___ Stored data

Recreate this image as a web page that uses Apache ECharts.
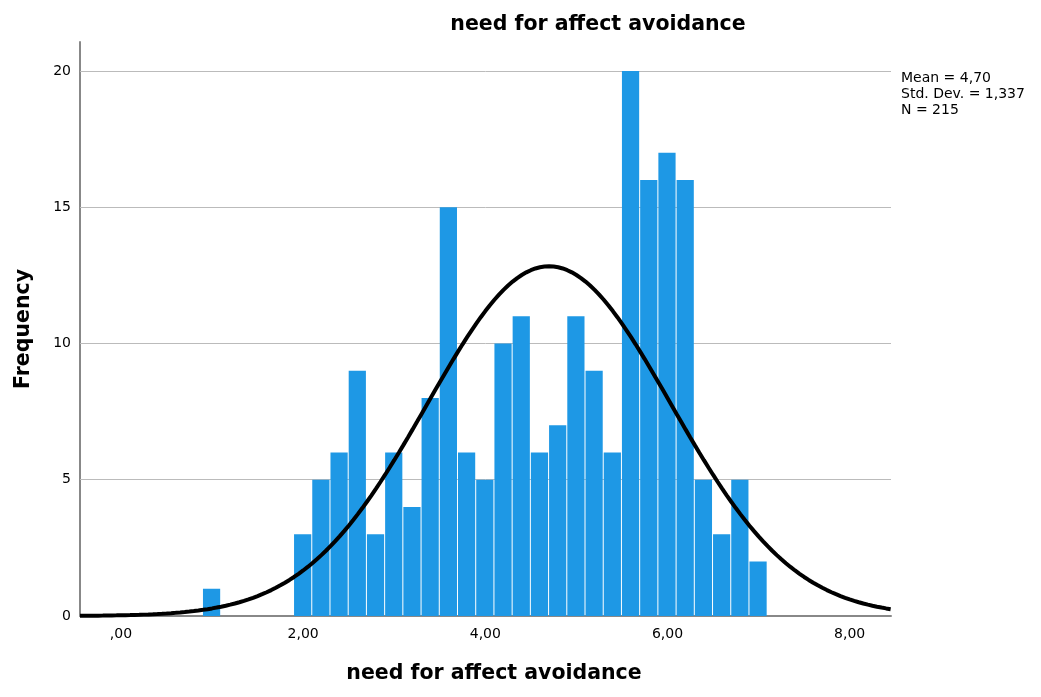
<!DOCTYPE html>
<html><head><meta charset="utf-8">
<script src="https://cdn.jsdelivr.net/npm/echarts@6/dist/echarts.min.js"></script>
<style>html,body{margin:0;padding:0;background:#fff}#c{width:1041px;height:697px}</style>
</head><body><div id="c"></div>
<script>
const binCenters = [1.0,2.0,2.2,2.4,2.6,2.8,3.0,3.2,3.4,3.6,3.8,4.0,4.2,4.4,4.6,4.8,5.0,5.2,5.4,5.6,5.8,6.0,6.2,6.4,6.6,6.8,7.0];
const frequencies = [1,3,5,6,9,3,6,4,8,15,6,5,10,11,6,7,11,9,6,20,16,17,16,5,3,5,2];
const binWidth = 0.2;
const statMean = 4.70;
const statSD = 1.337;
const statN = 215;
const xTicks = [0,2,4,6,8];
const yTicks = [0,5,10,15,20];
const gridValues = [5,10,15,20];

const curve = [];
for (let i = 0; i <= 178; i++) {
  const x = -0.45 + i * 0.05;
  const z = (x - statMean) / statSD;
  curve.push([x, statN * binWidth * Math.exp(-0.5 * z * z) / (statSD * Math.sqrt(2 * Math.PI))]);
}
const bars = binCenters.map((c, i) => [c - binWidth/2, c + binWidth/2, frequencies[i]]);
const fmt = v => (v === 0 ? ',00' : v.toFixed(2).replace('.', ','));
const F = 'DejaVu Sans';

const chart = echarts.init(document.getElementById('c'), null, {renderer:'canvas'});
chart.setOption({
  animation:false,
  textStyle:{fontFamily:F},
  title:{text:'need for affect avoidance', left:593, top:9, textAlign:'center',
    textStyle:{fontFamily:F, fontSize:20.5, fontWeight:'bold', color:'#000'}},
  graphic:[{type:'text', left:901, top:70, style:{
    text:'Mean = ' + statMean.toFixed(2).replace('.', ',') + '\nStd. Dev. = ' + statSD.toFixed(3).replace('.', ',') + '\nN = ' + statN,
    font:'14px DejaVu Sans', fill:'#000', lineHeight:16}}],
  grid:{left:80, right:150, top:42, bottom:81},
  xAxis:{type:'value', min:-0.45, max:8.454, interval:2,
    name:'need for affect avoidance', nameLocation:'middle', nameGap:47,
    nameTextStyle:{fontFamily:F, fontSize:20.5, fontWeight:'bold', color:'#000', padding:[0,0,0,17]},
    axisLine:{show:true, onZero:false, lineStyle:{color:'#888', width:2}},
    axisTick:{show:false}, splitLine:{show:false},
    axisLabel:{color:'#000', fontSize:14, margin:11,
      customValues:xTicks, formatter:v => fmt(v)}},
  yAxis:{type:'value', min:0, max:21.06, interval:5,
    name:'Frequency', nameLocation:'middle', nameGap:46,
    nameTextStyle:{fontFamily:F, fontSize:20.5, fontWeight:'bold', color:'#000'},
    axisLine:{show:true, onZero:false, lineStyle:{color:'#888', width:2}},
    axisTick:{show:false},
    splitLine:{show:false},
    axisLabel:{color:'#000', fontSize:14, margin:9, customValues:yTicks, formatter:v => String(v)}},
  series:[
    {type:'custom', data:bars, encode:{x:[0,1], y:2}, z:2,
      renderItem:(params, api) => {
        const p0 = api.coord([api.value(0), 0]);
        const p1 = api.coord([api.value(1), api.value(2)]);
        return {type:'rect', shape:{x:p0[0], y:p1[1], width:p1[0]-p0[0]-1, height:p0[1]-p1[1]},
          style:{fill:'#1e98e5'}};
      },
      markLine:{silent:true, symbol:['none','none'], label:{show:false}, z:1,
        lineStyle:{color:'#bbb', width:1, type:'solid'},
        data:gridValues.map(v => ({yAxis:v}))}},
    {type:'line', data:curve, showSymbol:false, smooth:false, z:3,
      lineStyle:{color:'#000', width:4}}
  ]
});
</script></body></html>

______

Task description:
Give back exactly the lines from the first line of the data through the line with "const F = 'DejaVu Sans';", pictures excluded.

Complete answer:
Recreate this image as a web page that uses Apache ECharts.
<!DOCTYPE html>
<html><head><meta charset="utf-8">
<script src="https://cdn.jsdelivr.net/npm/echarts@6/dist/echarts.min.js"></script>
<style>html,body{margin:0;padding:0;background:#fff}#c{width:1041px;height:697px}</style>
</head><body><div id="c"></div>
<script>
const binCenters = [1.0,2.0,2.2,2.4,2.6,2.8,3.0,3.2,3.4,3.6,3.8,4.0,4.2,4.4,4.6,4.8,5.0,5.2,5.4,5.6,5.8,6.0,6.2,6.4,6.6,6.8,7.0];
const frequencies = [1,3,5,6,9,3,6,4,8,15,6,5,10,11,6,7,11,9,6,20,16,17,16,5,3,5,2];
const binWidth = 0.2;
const statMean = 4.70;
const statSD = 1.337;
const statN = 215;
const xTicks = [0,2,4,6,8];
const yTicks = [0,5,10,15,20];
const gridValues = [5,10,15,20];

const curve = [];
for (let i = 0; i <= 178; i++) {
  const x = -0.45 + i * 0.05;
  const z = (x - statMean) / statSD;
  curve.push([x, statN * binWidth * Math.exp(-0.5 * z * z) / (statSD * Math.sqrt(2 * Math.PI))]);
}
const bars = binCenters.map((c, i) => [c - binWidth/2, c + binWidth/2, frequencies[i]]);
const fmt = v => (v === 0 ? ',00' : v.toFixed(2).replace('.', ','));
const F = 'DejaVu Sans';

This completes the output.